Albrecht se contrajo ligeramente ante esa arremetida, pero parecía hecho de un material más fuerte que Luther. Separó los labios para dejar a la vista sus amarillentos dientes y recorrió minuciosamente los incisivos con la lengua mientras meditaba sobre el asunto.

—Aunque no lo creerías si escucharas los chismorreos de la plaza del mercado, vivimos tiempos tranquilos en un lugar privilegiado —dijo, al fin, el anciano—. Los comerciantes de Reikland siempre refunfuñan, pero no tienen ni idea de lo dura que es la vida en zonas menos prósperas del Imperio, ni de lo desesperada que fue la existencia en Reikland durante otras épocas de nuestra historia. Corren rumores de acontecimientos terribles en remotos rincones del Imperio, y de horrores en la mismísima Altdorf, pero a lo largo de mi vida no ha sucedido nada comparable con los tremendos conflictos del pasado. El cerco de Praag ha sido siempre una leyenda en Reikland, y los condes vampiros de sylvania son cocos apropiados sólo para asustar a los niños traviesos en estas tierras; sin embargo, tú y yo tenemos todas las razones del mundo para dar gracias por no haber nacido en un lugar peor o en una época anterior. No tienes ni idea de lo espantosa que es la realidad en áreas menos favorecidas, ni de los males que acechan en los desiertos del lejano norte.

—Entonces, cuéntamelo —sugirió Reinmar.

Albrecht vaciló.

—Tu educación es responsabilidad de tu padre —respondió pasados unos instantes.

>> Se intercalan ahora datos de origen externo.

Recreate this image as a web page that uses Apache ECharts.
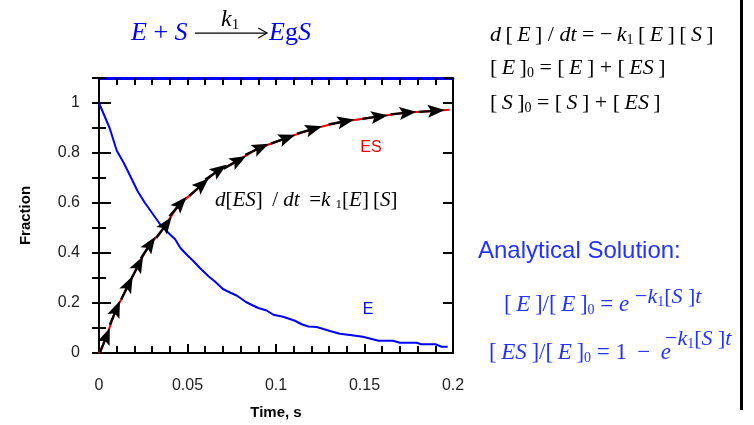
<!DOCTYPE html>
<html>
<head>
<meta charset="utf-8">
<script src="https://cdn.jsdelivr.net/npm/echarts@6/dist/echarts.min.js"></script>
<style>
  html, body { margin: 0; padding: 0; background: #ffffff; }
  #chart { width: 754px; height: 425px; }
</style>
</head>
<body>
<div id="chart"></div>
<script>
// Free enzyme fraction [E]/[E]0 over time (s)
const timeE = [0, 0.003, 0.006, 0.010, 0.014, 0.0175, 0.022, 0.026, 0.030, 0.035,
  0.040, 0.043, 0.046, 0.050, 0.053, 0.057, 0.062, 0.0655, 0.070, 0.074,
  0.078, 0.083, 0.087, 0.090, 0.0947, 0.0985, 0.104, 0.1107, 0.1145, 0.1183,
  0.123, 0.1305, 0.136, 0.1418, 0.149, 0.158, 0.166, 0.170, 0.1795, 0.182,
  0.190, 0.1936, 0.197];
const fracE = [1.0, 0.95, 0.90, 0.81, 0.76, 0.71, 0.645, 0.60, 0.56, 0.51,
  0.475, 0.455, 0.42, 0.39, 0.37, 0.34, 0.306, 0.286, 0.256, 0.242,
  0.229, 0.204, 0.19, 0.18, 0.170, 0.153, 0.145, 0.129, 0.115, 0.106,
  0.104, 0.088, 0.077, 0.072, 0.065, 0.049, 0.049, 0.041, 0.041, 0.035,
  0.035, 0.025, 0.025];

// Complex fraction [ES]/[E]0 at the integration steps (s)
const timeES = [0, 0.0034, 0.009, 0.0158, 0.0215, 0.0277, 0.0367, 0.0446, 0.0565, 0.066,
  0.0768, 0.0893, 0.104, 0.119, 0.137, 0.156, 0.172, 0.188, 0.198];
const fracES = [0, 0.052, 0.161, 0.261, 0.341, 0.422, 0.502, 0.586, 0.663, 0.723,
  0.763, 0.815, 0.855, 0.892, 0.924, 0.944, 0.960, 0.968, 0.973];

// Axis tick labels
const xTickLabels = ['0', '0.05', '0.1', '0.15', '0.2'];
const yTickLabels = ['0', '0.2', '0.4', '0.6', '0.8', '1'];

const SERIF = "'Liberation Serif', 'Times New Roman', serif";
const SANS = "'Liberation Sans', Arial, sans-serif";
const BLUE = '#0000ff';
const TEXT_BLUE = '#2233ff';
const TS = '\u2009'; // thin space used in the typeset formulas

const zip = (a, b) => a.map((v, i) => [v, b[i]]);
const esPoints = zip(timeES, fracES);

function richStyles(size, color) {
  return {
    i: { fontStyle: 'italic', fontSize: size, fontFamily: SERIF, fill: color, lineHeight: size + 2 },
    s: { fontSize: Math.round(size * 0.62), fontFamily: SERIF, fill: color, verticalAlign: 'bottom', lineHeight: Math.round(size * 0.62) }
  };
}
function eqText(x, y, text, size, color) {
  return {
    type: 'text', x: x, y: y, z: 10, silent: true,
    style: {
      text: text, fontSize: size, fontFamily: SERIF, fill: color,
      lineHeight: size + 2, align: 'left', verticalAlign: 'middle',
      rich: richStyles(size, color)
    }
  };
}
const b = s => '[' + TS + s + TS + ']';

const chart = echarts.init(document.getElementById('chart'), null, { renderer: 'canvas' });

const tickInside = (len, w) => ({ show: true, inside: true, length: len, lineStyle: { color: '#000', width: w } });

chart.setOption({
  animation: false,
  backgroundColor: '#ffffff',
  grid: { left: 99, right: 301, top: 78, bottom: 72, containLabel: false },
  xAxis: [
    {
      type: 'value', position: 'bottom', min: 0, max: 0.2, interval: 0.05,
      axisLine: { show: true, onZero: false, lineStyle: { color: '#000', width: 2 } },
      axisTick: tickInside(9, 2),
      minorTick: { show: true, splitNumber: 5, length: 7, lineStyle: { color: '#000', width: 2 } },
      splitLine: { show: false },
      axisLabel: {
        margin: 25, fontSize: 16, fontFamily: SANS, color: '#222',
        formatter: v => xTickLabels[Math.round(v / 0.05)] || ''
      },
      name: 'Time, s', nameLocation: 'middle', nameGap: 52,
      nameTextStyle: { fontSize: 15, fontWeight: 'bold', fontFamily: SANS, color: '#000' }
    },
    {
      type: 'value', position: 'top', min: 0, max: 0.2, interval: 0.05,
      axisLine: { show: true, onZero: false, lineStyle: { color: BLUE, width: 3 } },
      axisTick: tickInside(7, 2),
      minorTick: { show: true, splitNumber: 5, length: 7, lineStyle: { color: '#000', width: 2 } },
      splitLine: { show: false },
      axisLabel: { show: false }
    }
  ],
  yAxis: [
    {
      type: 'value', position: 'left', min: 0, max: 1.1, interval: 0.2,
      axisLine: { show: true, onZero: false, lineStyle: { color: '#000', width: 2 } },
      axisTick: tickInside(12, 2),
      splitLine: { show: false },
      axisLabel: {
        margin: 19, fontSize: 16, fontFamily: SANS, color: '#222', showMaxLabel: false,
        formatter: v => (v <= 1.0001 ? (yTickLabels[Math.round(v / 0.2)] || '') : '')
      },
      name: 'Fraction', nameLocation: 'middle', nameGap: 66, nameRotate: 90,
      nameTextStyle: { fontSize: 15, fontWeight: 'bold', fontFamily: SANS, color: '#000' }
    },
    {
      type: 'value', position: 'left', min: 0, max: 1.1, interval: 0.1,
      axisLine: { show: false }, axisTick: tickInside(7, 2),
      splitLine: { show: false }, axisLabel: { show: false }
    },
    {
      type: 'value', position: 'right', min: 0, max: 1.1, interval: 0.2,
      axisLine: { show: true, onZero: false, lineStyle: { color: '#000', width: 2 } },
      axisTick: tickInside(10, 2),
      splitLine: { show: false }, axisLabel: { show: false }
    },
    {
      type: 'value', position: 'right', min: 0, max: 1.1, interval: 0.1,
      axisLine: { show: false }, axisTick: tickInside(7, 2),
      splitLine: { show: false }, axisLabel: { show: false }
    }
  ],
  series: [
    {
      name: 'E', type: 'line', xAxisIndex: 0, yAxisIndex: 0,
      data: zip(timeE, fracE), showSymbol: false,
      lineStyle: { color: BLUE, width: 2 }, z: 2
    },
    {
      name: 'ES', type: 'line', xAxisIndex: 1, yAxisIndex: 0,
      data: esPoints, showSymbol: false, smooth: 0.25,
      lineStyle: { color: '#ff0000', width: 2 }, z: 3
    }
  ]
});

// Dart arrowhead with a short tail, pointing along +x, centred on the step
const DART = [[-13, -1.2], [-1.2, -1.2], [-4, -6.5], [13, 0], [-4, 6.5], [-1.2, 1.2], [-13, 1.2]];

// One arrow on every interior integration step, placed through the axis scales and
// turned along the curve direction between the neighbouring steps
const toPx = p => chart.convertToPixel({ xAxisIndex: 1, yAxisIndex: 0 }, p);
const arrows = [];
for (let i = 1; i < esPoints.length - 1; i++) {
  const p = toPx(esPoints[i]);
  const a = toPx(esPoints[i - 1]);
  const c = toPx(esPoints[i + 1]);
  arrows.push({
    type: 'polygon', x: p[0], y: p[1], rotation: Math.atan2(-(c[1] - a[1]), c[0] - a[0]),
    z: 10, silent: true, shape: { points: DART }, style: { fill: '#000' }
  });
}

// Formulas, curve annotations and the frame edge
chart.setOption({
  graphic: arrows.concat([
    // Reaction scheme
    eqText(131, 33, '{i|E} + {i|S}', 26, BLUE),
    { type: 'rect', z: 10, silent: true, shape: { x: 195, y: 32.4, width: 72, height: 1.3 }, style: { fill: '#000' } },
    { type: 'polygon', z: 10, silent: true, shape: { points: [[258.6, 27.6], [268.2, 33], [258.6, 38.4], [258, 37.4], [266, 33], [258, 28.6]] }, style: { fill: '#000' } },
    eqText(221, 20, '{i|k}{s|1}', 24, '#000'),
    eqText(269, 33, '{i|E}g{i|S}', 26, BLUE),

    // Rate law and conservation
    eqText(490, 35, '{i|d}' + TS + b('{i|E}') + ' / {i|dt} = \u2212' + TS + '{i|k}{s|1}' + TS + b('{i|E}') + TS + b('{i|S}'), 22, '#000'),
    eqText(490, 68, b('{i|E}') + '{s|0} = ' + b('{i|E}') + ' + ' + b('{i|ES}'), 22, '#000'),
    eqText(490, 103, b('{i|S}') + '{s|0} = ' + b('{i|S}') + ' + ' + b('{i|ES}'), 22, '#000'),

    // Curve annotations
    { type: 'text', x: 371, y: 148, z: 10, silent: true, style: { text: 'ES', fontSize: 16, fontFamily: SANS, fill: '#ff0000', align: 'center', verticalAlign: 'middle' } },
    { type: 'text', x: 368, y: 310, z: 10, silent: true, style: { text: 'E', fontSize: 16, fontFamily: SANS, fill: BLUE, align: 'center', verticalAlign: 'middle' } },
    eqText(215, 200, '{i|d}[{i|ES}]' + TS + ' / {i|dt}' + TS + ' ={i|k} {s|1}[{i|E}]' + TS + '[{i|S}]', 21, '#000'),

    // Analytical solution
    { type: 'text', x: 478, y: 251, z: 10, silent: true, style: { text: 'Analytical Solution:', fontSize: 24, fontFamily: SANS, fill: TEXT_BLUE, align: 'left', verticalAlign: 'middle' } },
    eqText(504, 305, b('{i|E}') + '/' + b('{i|E}') + '{s|0} = {i|e}', 23, TEXT_BLUE),
    eqText(635, 297, '\u2212{i|k}{s|1}[{i|S} ]{i|t}', 22, TEXT_BLUE),
    eqText(489, 353, b('{i|ES}') + '/' + b('{i|E}') + '{s|0} = 1' + TS + ' \u2212' + TS + ' {i|e}', 23, TEXT_BLUE),
    eqText(665, 339, '\u2212{i|k}{s|1}[{i|S} ]{i|t}', 22, TEXT_BLUE),

    // Frame edge at the right
    { type: 'rect', z: 10, silent: true, shape: { x: 740, y: 0, width: 3, height: 410 }, style: { fill: '#000' } }
  ])
});
</script>
</body>
</html>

—Tu hermano opina lo mismo —observó Reinmar—. Es demasiado viejo y demasiado débil para pensar siquiera en desafiar a su hijo y contarme lo que mi padre prefiere que desconozca. Pero por eso he recurrido a ti, porque eres un erudito y aún puedes mantenerte en pie. Mi primo ha llegado a Eilhart con un cazador de brujas pisándole los talones. Parece que estamos todos bajo sospecha. Se han llevado a mi padre, y tú eres el único que puede contarme qué pasa. Eres el erudito de la familia, ¿no?

Reinmar había oído decir que los halagos podrían llevar a un hombre a cualquier parte, y fue el halago de oírse llamar «erudito de la familia» lo que soltó la lengua de su tío abuelo.

—Muy bien —decidió Albrecht—. Tal vez haya llegado el momento de que el hijo de mi sobrino conozca los secretos de la familia… y creo que de mis labios oirá un relato más sincero que de labios de mi hermano o de los del hijo de Luther. ¡Escucha, pues!

Reinmar escuchó con mucho más entusiasmo del que jamás había puesto en cualquiera de los sermones que le daba su padre.